──────── DATASET RECORDS

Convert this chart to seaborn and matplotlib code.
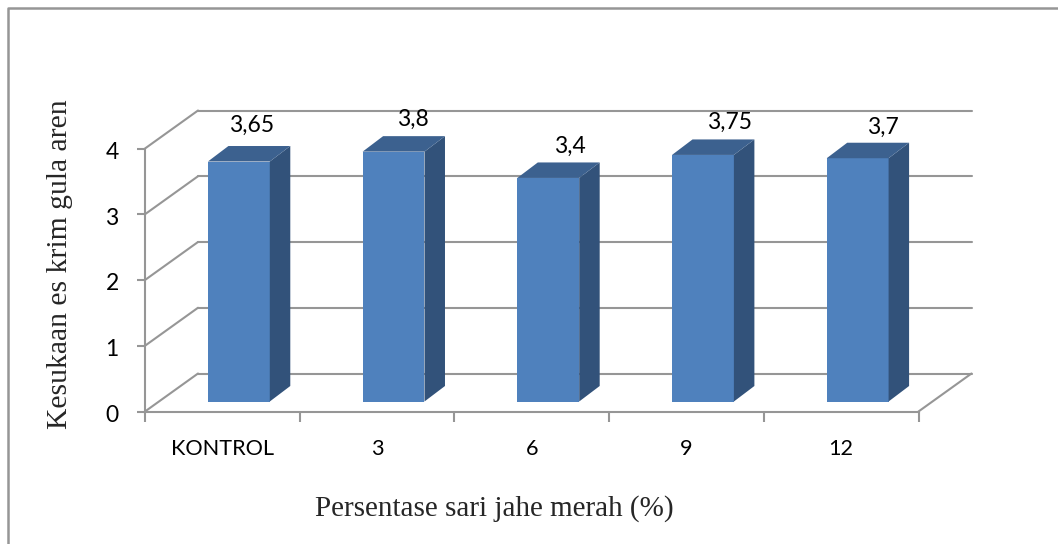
import matplotlib
matplotlib.use("Agg")
import matplotlib.pyplot as plt
import seaborn as sns
import pandas as pd
from matplotlib.patches import Polygon
from matplotlib.lines import Line2D
from matplotlib.transforms import ScaledTranslation

categories = ["KONTROL", "3", "6", "9", "12"]
values = [3.65, 3.8, 3.4, 3.75, 3.7]
value_labels = ["3,65", "3,8", "3,4", "3,75", "3,7"]
y_ticks = [0, 1, 2, 3, 4]
x_title = "Persentase sari jahe merah (%)"
y_title = "Kesukaan es krim gula aren"

W, H = 1058, 544
DPI = 100
sns.set_theme(style="white")
plt.rcParams["font.family"] = ["Lato", "DejaVu Sans"]

GRAY = "#969696"
FRONT = "#4f81bd"
SIDE = "#32527a"
TOP = "#3c618f"

fig = plt.figure(figsize=(W / DPI, H / DPI), dpi=DPI)
L, R, T, B = 145, 918.5, 148.5, 411.5
ax = fig.add_axes([L / W, 1 - B / H, (R - L) / W, (B - T) / H])
df = pd.DataFrame({"cat": categories, "val": values})
sns.barplot(data=df, x="cat", y="val", color=FRONT, saturation=1, width=0.4, ax=ax, zorder=5)
ax.set_xlim(-0.5, len(categories) - 0.5)
ax.set_ylim(0, 4)
ax.set_xlabel("")
ax.set_ylabel("")


def px(dx, dy):
    return ScaledTranslation(dx / DPI, dy / DPI, fig.dpi_scale_trans)


# depth of the chart box (floor/wall) and of the bars, in pixels
WALL = (53, 38)
BAR_OFF = (16.5, 10)
BAR_D = (20.5, 15.5)

base = ax.transData
wall_tr = base + px(*WALL)
for t in y_ticks:
    ax.add_line(Line2D([-0.5, 4.5], [t, t], transform=wall_tr, color=GRAY, lw=1.5, clip_on=False, zorder=1))
    x0, y0 = base.transform((-0.5, t))
    ax.add_line(Line2D([x0, x0 + WALL[0]], [y0, y0 + WALL[1]], transform=None, color=GRAY, lw=1.5,
                       clip_on=False, zorder=1))
x0, y0 = base.transform((4.5, 0))
ax.add_line(Line2D([x0, x0 + WALL[0]], [y0, y0 + WALL[1]], transform=None, color=GRAY, lw=1.5,
                   clip_on=False, zorder=1))

# extrude every bar drawn by seaborn
bars = list(ax.patches)
off = px(*BAR_OFF)
label_nudge_x = [13, 19, 22, 27, 25]
label_nudge_y = [36, 32, 32, 33, 31]
for patch, lab, nx, ny in zip(bars, value_labels, label_nudge_x, label_nudge_y):
    patch.set_transform(base + off)
    patch.set_edgecolor("none")
    x = patch.get_x()
    w = patch.get_width()
    h = patch.get_height()
    (xa, ya), (xb, yb) = (base + off).transform([(x, 0), (x + w, h)])
    dx, dy = BAR_D
    ax.add_patch(Polygon([(xb, ya), (xb + dx, ya + dy), (xb + dx, yb + dy), (xb, yb)], closed=True,
                         transform=None, facecolor=SIDE, edgecolor="none", zorder=6, clip_on=False))
    ax.add_patch(Polygon([(xa, yb), (xb, yb), (xb + dx, yb + dy), (xa + dx, yb + dy)], closed=True,
                         transform=None, facecolor=TOP, edgecolor="none", zorder=6, clip_on=False))
    ax.annotate(lab, xy=(x + w / 2, h), xycoords="data", xytext=(BAR_OFF[0] + nx, BAR_OFF[1] + ny),
                textcoords="offset pixels", ha="center", va="center", fontsize=16.5, color="black", zorder=8)

for s in ["top", "right"]:
    ax.spines[s].set_visible(False)
for s in ["left", "bottom"]:
    ax.spines[s].set_color(GRAY)
    ax.spines[s].set_linewidth(1.5)
    ax.spines[s].set_zorder(2)
ax.set_yticks(y_ticks)
ax.set_yticklabels([str(t) for t in y_ticks], fontsize=16.5, color="black")
ax.set_xticks([i - 0.5 for i in range(len(categories) + 1)], minor=True)
ax.set_xticks(range(len(categories)))
ax.set_xticklabels(categories, fontsize=15.6, color="black")
ax.tick_params(axis="x", which="major", length=0, pad=19.5)
ax.tick_params(axis="x", which="minor", length=7, width=1.5, color=GRAY, bottom=True)
ax.tick_params(axis="y", length=6, width=1.5, color=GRAY, pad=5, left=True)
for lbl in ax.get_yticklabels():
    lbl.set_transform(lbl.get_transform() + px(-11, -2))
ax.patch.set_alpha(0)

fig.text(494 / W, 1 - 509 / H, x_title, family="Liberation Serif", fontsize=21, ha="center", va="center")
fig.text(60 / W, 1 - 264 / H, y_title, family="Liberation Serif", fontsize=21.3, rotation=90, ha="center", va="center")

# outer chart frame
fig.add_artist(Line2D([7.5 / W, 7.5 / W, 1], [0, 1 - 7.5 / H, 1 - 7.5 / H], color=GRAY, lw=1.8))

fig.savefig("out.png", dpi=DPI, facecolor="white")
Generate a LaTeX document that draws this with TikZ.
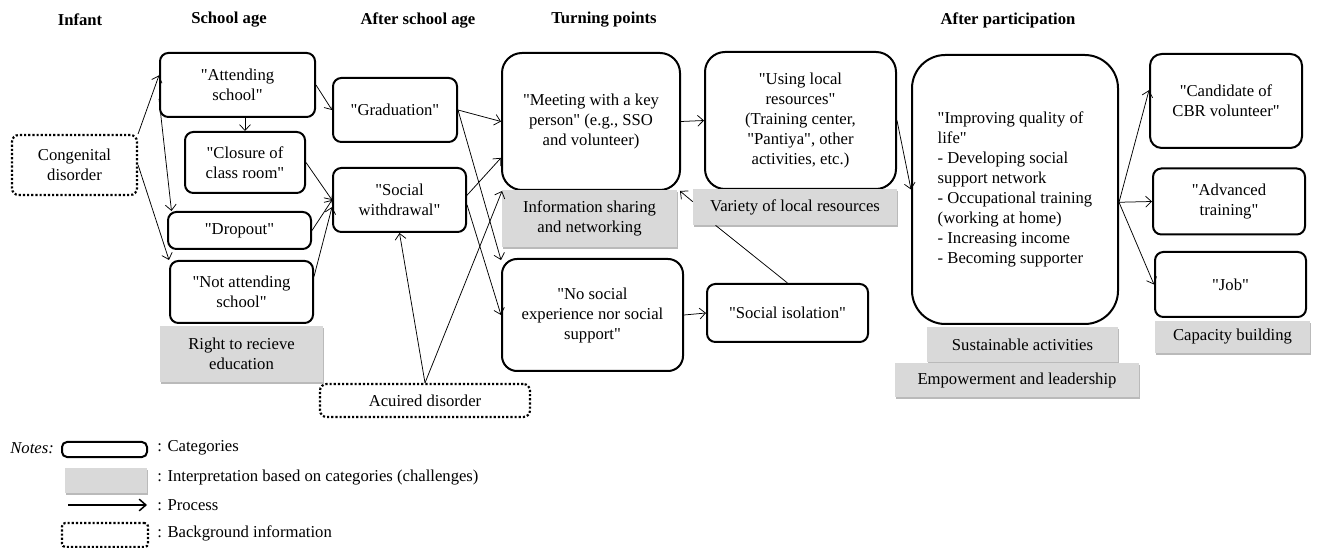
\documentclass[tikz,border=0pt]{standalone}
\usepackage{fontspec}
\setmainfont{Liberation Serif}[Ligatures=TeXOff]
\usetikzlibrary{arrows.meta,shadows}

\tikzset{
  sz/.style 2 args={minimum width=#1*0.6pt, minimum height=#2*0.6pt},
  catbox/.style={draw, line width=1.2pt, rounded corners=5pt, align=center, inner sep=0pt},
  interpbox/.style={fill=black!15, drop shadow={shadow xshift=0.5pt, shadow yshift=-1pt, fill=black!45, opacity=0.6}, align=center, inner sep=0pt},
  bgbox/.style={draw, line width=1.3pt, dash pattern=on 1.3pt off 1.2pt, rounded corners=4pt, align=center, inner sep=0pt},
  process/.style={-{Straight Barb[length=3.5pt,width=6.5pt]}, line width=0.45pt},
  stage/.style={font=\fontsize{10}{12}\selectfont\bfseries},
  notetext/.style={anchor=west, inner sep=0pt}
}

\begin{document}
\begin{tikzpicture}[x=0.6pt,y=-0.6pt,font=\fontsize{10}{12}\selectfont]

\useasboundingbox (0,0) rectangle (1322,548);


\node[stage] (StageInfant) at (80,20) {Infant};
\node[stage] (StageSchool) at (229,20) {School age};
\node[stage] (StageAfterSchool) at (418,20) {After school age};
\node[stage] (StageTurning) at (604,20) {Turning points};
\node[stage] (StageAfterPart) at (1008,20) {After participation};



\node[bgbox,sz={125}{60}] (Congenital) at (74.5,165) {Congenital\\disorder};

\node[catbox,sz={155}{64}] (Attending) at (237.5,85) {"Attending\\school"};
\node[catbox,sz={120}{61}] (Closure) at (245,162.5) {"Closure of\\class room"};
\node[catbox,sz={143}{37}] (Dropout) at (239.5,230.5) {"Dropout"};
\node[catbox,sz={143}{62}] (NotAttending) at (241.5,292) {"Not attending\\school"};
 \node[interpbox,sz={163}{56}] (RightEdu) at (241.5,354) {Right to recieve\\education};

\node[catbox,sz={124}{64}] (Graduation) at (395,110) {"Graduation"};
\node[catbox,sz={133}{64}] (Withdrawal) at (399.5,200) {"Social\\withdrawal"};
\node[bgbox,sz={210}{33}] (Acquired) at (425,400.5) {Acuired disorder};

\node[catbox,rounded corners=12pt,sz={178}{137}] (KeyPerson) at (591,121.5) {"Meeting with a key\\person" (e.g., SSO\\and volunteer)};
 \node[interpbox,sz={175}{57}] (InfoSharing) at (589.5,218.5) {Information sharing\\and networking};
\node[catbox,rounded corners=9pt,sz={181}{112}] (NoSocial) at (592.5,315) {"No social\\experience nor social\\support"};

\node[catbox,rounded corners=12pt,sz={191}{137}] (LocalRes) at (800.5,120.5) {"Using local\\resources"\\(Training center,\\"Pantiya", other\\activities, etc.)};
 \node[interpbox,sz={204}{36}] (VarietyRes) at (795,207) {Variety of local resources};
\node[catbox,sz={161}{58}] (Isolation) at (787.5,313) {"Social isolation"};

\node[catbox,rounded corners=20pt,align=left,sz={206}{269}] (Improving) at (1015,189.5) {"Improving quality of\\life"\\- Developing social\\support network\\- Occupational training\\(working at home)\\- Increasing income\\- Becoming supporter};
 \node[interpbox,sz={191}{35}] (Sustainable) at (1022.5,344.5) {Sustainable activities};
 \node[interpbox,sz={244}{34}] (Empowerment) at (1017,380) {Empowerment and leadership};

\node[catbox,rounded corners=7pt,sz={152}{94}] (Candidate) at (1226,101) {"Candidate of\\CBR volunteer"};
\node[catbox,sz={152}{66}] (Advanced) at (1229,201.5) {"Advanced\\training"};
\node[catbox,sz={151}{65}] (Job) at (1230.5,284.5) {"Job"};
 \node[interpbox,sz={155}{32}] (Capacity) at (1232.5,337) {Capacity building};



\draw[process] (Congenital.north east) -- (Attending.173);
\draw[process] (Congenital.east) -- (NotAttending.north west);
\draw[process] (Attending.190) -- (Dropout.164);
\draw[process] (Closure.north |- Attending.south) -- (Closure.north);
\draw[process] (Attending.east) -- (Graduation.west);

\draw[process] (Closure.east) -- (Withdrawal.west);
\draw[process] (Dropout.east) -- (Withdrawal.west);
\draw[process] (NotAttending.12) -- (Withdrawal.186);

\draw[process] (Graduation.east) -- (KeyPerson.west);
\draw[process] (Graduation.east) -- (NoSocial.149);
\draw[process] (Withdrawal.4) -- (KeyPerson.202);
\draw[process] (Withdrawal.356) -- (NoSocial.west);

\draw[process] (Acquired.north) -- (Withdrawal.south);
\draw[process] (Acquired.north) -- (KeyPerson.218);

\draw[process] (KeyPerson.east) -- (LocalRes.west);
\draw[process] (VarietyRes.177) -- (KeyPerson.322);
\draw[line width=0.45pt] (Isolation.north) -- (VarietyRes.193);
\draw[process] (NoSocial.east) -- (Isolation.west);

\draw[process] (LocalRes.east) -- (Improving.west);
\draw[process] (Improving.353) -- (Candidate.172);
\draw[process] (Improving.353) -- (Advanced.west);
\draw[process] (Improving.353) -- (Job.west);



\node[anchor=west,inner sep=0pt,font=\fontsize{10}{12}\selectfont\itshape] (Notes) at (10,448) {Notes:};

\node[catbox,rounded corners=3pt,sz={85}{15}] (KeyCat) at (104.5,449.5) {};
\node[notetext] (KeyCatText) at (157,448) {: Categories};

\node[interpbox,sz={82}{25}] (KeyInterp) at (106,480.5) {};
\node[notetext] (KeyInterpText) at (157,478) {: Interpretation based on categories (challenges)};

\coordinate (KeyArrowA) at (68,505);
\coordinate (KeyArrowB) at (147,505);
\draw[-{Straight Barb[length=4pt,width=7pt]},line width=0.9pt] (KeyArrowA) -- (KeyArrowB);
\node[notetext] (KeyProcText) at (157,505) {: Process};

\node[bgbox,rounded corners=2pt,sz={86}{24}] (KeyBack) at (105,535) {};
\node[notetext] (KeyBackText) at (157,533) {: Background information};


\end{tikzpicture}
\end{document}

────────────────

_GIVEN PROBLEM:_
Start at the top of the entries and repeat each line exactly, ending at the line that contains "es krim gula". Pictures are not part of the copy.

_CORRECT ANSWER:_
Convert this chart to seaborn and matplotlib code.
import matplotlib
matplotlib.use("Agg")
import matplotlib.pyplot as plt
import seaborn as sns
import pandas as pd
from matplotlib.patches import Polygon
from matplotlib.lines import Line2D
from matplotlib.transforms import ScaledTranslation

categories = ["KONTROL", "3", "6", "9", "12"]
values = [3.65, 3.8, 3.4, 3.75, 3.7]
value_labels = ["3,65", "3,8", "3,4", "3,75", "3,7"]
y_ticks = [0, 1, 2, 3, 4]
x_title = "Persentase sari jahe merah (%)"
y_title = "Kesukaan es krim gula aren"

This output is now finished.